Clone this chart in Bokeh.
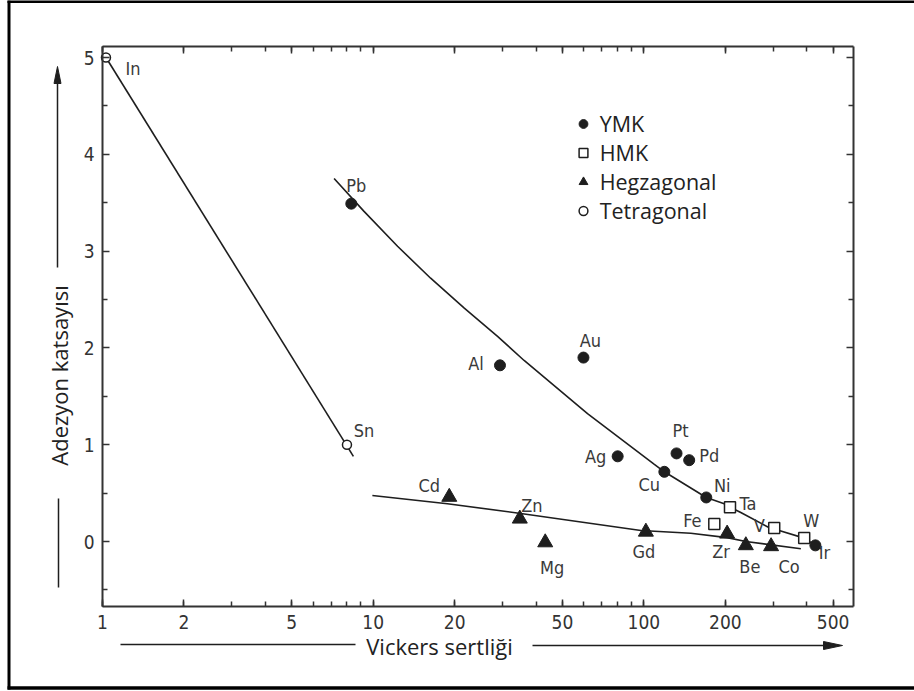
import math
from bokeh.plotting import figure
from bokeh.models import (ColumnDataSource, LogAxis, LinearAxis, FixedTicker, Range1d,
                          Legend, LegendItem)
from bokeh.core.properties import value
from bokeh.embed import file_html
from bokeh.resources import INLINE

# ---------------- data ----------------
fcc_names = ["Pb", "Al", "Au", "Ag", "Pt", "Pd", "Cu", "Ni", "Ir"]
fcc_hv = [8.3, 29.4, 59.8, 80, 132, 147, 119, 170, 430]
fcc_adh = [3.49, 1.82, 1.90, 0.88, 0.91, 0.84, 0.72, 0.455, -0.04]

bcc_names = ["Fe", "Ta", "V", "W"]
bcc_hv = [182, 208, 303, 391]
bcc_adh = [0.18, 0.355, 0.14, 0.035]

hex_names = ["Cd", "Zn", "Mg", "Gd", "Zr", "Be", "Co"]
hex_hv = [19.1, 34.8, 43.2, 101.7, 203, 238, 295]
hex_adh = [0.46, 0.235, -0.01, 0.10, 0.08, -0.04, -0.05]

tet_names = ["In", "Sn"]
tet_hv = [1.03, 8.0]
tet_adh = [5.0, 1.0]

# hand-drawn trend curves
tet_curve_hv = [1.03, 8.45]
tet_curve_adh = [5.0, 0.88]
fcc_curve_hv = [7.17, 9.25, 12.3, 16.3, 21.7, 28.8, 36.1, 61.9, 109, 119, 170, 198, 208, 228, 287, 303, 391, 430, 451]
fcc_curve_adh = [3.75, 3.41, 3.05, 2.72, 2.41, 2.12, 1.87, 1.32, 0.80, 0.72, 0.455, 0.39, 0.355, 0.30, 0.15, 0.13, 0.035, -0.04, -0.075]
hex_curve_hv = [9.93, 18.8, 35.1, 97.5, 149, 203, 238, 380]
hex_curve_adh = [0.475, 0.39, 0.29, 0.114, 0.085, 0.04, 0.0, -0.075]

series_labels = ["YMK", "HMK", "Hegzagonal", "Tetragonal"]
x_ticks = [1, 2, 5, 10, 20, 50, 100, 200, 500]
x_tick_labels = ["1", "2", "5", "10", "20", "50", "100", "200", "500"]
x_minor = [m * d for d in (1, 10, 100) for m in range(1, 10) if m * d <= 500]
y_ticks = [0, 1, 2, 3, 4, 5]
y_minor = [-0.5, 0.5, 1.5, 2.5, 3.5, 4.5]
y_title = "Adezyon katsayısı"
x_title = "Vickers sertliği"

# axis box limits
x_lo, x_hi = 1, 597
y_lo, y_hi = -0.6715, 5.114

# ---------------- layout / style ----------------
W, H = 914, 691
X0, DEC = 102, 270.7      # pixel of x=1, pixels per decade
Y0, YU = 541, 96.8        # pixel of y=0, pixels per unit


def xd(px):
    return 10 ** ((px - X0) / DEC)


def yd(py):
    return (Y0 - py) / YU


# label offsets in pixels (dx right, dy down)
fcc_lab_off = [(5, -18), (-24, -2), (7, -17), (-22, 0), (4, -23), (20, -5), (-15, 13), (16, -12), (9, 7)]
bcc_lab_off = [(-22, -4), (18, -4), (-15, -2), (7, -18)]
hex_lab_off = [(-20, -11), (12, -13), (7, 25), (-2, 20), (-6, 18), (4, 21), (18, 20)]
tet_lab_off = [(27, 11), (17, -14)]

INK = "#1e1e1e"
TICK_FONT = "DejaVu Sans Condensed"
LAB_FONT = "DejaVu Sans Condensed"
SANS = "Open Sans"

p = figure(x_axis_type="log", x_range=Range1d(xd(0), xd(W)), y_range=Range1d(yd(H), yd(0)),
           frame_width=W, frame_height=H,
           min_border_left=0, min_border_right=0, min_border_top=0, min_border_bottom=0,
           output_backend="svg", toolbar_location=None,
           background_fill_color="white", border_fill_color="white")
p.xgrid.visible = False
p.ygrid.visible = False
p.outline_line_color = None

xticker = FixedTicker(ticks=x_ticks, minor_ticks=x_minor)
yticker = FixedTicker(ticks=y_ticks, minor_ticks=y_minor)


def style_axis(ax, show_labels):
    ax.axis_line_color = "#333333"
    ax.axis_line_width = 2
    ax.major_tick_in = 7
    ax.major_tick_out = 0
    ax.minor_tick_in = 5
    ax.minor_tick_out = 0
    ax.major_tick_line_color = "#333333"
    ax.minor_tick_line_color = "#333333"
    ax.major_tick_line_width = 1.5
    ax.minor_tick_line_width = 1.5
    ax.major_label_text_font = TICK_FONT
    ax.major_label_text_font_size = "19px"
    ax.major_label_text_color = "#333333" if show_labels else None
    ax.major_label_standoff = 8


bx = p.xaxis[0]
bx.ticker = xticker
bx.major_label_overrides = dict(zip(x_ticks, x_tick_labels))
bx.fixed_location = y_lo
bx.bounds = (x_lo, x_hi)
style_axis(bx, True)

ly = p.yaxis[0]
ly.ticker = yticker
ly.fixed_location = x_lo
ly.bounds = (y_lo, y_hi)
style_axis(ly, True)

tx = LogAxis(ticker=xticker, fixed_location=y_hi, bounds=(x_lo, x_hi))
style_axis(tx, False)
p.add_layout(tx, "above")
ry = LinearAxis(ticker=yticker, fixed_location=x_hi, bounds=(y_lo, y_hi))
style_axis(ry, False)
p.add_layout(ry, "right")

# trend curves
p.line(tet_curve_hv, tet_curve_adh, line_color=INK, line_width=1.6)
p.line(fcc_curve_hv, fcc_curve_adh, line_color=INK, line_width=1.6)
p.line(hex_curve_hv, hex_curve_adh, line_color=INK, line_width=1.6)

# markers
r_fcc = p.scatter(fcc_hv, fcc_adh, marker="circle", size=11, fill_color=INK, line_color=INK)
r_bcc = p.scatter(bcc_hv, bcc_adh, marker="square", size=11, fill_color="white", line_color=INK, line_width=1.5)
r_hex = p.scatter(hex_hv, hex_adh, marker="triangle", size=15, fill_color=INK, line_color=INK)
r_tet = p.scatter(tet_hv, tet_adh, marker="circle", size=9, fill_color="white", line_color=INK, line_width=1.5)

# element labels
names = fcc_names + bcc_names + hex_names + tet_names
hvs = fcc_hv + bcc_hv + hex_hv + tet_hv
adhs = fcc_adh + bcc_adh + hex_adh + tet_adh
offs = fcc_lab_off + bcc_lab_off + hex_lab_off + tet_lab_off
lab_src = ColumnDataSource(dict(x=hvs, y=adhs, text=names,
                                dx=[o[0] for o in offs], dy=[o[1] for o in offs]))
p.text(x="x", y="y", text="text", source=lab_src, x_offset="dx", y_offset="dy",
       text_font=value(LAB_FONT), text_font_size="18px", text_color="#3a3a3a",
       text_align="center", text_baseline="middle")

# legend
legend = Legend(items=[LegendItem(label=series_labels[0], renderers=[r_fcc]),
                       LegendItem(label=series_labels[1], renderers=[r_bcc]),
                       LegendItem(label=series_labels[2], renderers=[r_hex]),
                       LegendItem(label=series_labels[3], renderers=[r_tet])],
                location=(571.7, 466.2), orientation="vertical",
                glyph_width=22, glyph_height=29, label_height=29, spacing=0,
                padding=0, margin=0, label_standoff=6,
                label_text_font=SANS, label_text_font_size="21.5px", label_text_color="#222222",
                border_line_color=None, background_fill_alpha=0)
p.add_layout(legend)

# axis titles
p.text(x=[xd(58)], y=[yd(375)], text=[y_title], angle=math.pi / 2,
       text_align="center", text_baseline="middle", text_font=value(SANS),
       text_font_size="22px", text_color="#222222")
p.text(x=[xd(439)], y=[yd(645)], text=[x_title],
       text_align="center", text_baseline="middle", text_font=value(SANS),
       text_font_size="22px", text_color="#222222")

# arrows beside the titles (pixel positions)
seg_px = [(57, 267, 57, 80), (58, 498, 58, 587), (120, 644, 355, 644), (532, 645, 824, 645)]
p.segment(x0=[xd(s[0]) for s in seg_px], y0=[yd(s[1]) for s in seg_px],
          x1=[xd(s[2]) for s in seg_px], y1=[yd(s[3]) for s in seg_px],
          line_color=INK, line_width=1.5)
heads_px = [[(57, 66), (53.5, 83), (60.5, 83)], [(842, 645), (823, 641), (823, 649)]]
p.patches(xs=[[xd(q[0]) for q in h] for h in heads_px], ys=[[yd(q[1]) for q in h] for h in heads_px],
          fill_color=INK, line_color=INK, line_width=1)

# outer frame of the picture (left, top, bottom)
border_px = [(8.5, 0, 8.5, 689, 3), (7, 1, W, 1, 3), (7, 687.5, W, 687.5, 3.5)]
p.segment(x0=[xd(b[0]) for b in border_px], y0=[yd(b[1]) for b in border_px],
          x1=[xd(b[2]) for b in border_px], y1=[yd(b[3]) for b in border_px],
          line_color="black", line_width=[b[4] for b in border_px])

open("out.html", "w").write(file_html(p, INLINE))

-------------------------

◆ **Work instructions**: Leave out the pictures and repeat exactly the lines from the start of the material through the line that contains "tet_adh = [5.0, 1.0]", both included.

◆ **Response to this task**:
Clone this chart in Bokeh.
import math
from bokeh.plotting import figure
from bokeh.models import (ColumnDataSource, LogAxis, LinearAxis, FixedTicker, Range1d,
                          Legend, LegendItem)
from bokeh.core.properties import value
from bokeh.embed import file_html
from bokeh.resources import INLINE

# ---------------- data ----------------
fcc_names = ["Pb", "Al", "Au", "Ag", "Pt", "Pd", "Cu", "Ni", "Ir"]
fcc_hv = [8.3, 29.4, 59.8, 80, 132, 147, 119, 170, 430]
fcc_adh = [3.49, 1.82, 1.90, 0.88, 0.91, 0.84, 0.72, 0.455, -0.04]

bcc_names = ["Fe", "Ta", "V", "W"]
bcc_hv = [182, 208, 303, 391]
bcc_adh = [0.18, 0.355, 0.14, 0.035]

hex_names = ["Cd", "Zn", "Mg", "Gd", "Zr", "Be", "Co"]
hex_hv = [19.1, 34.8, 43.2, 101.7, 203, 238, 295]
hex_adh = [0.46, 0.235, -0.01, 0.10, 0.08, -0.04, -0.05]

tet_names = ["In", "Sn"]
tet_hv = [1.03, 8.0]
tet_adh = [5.0, 1.0]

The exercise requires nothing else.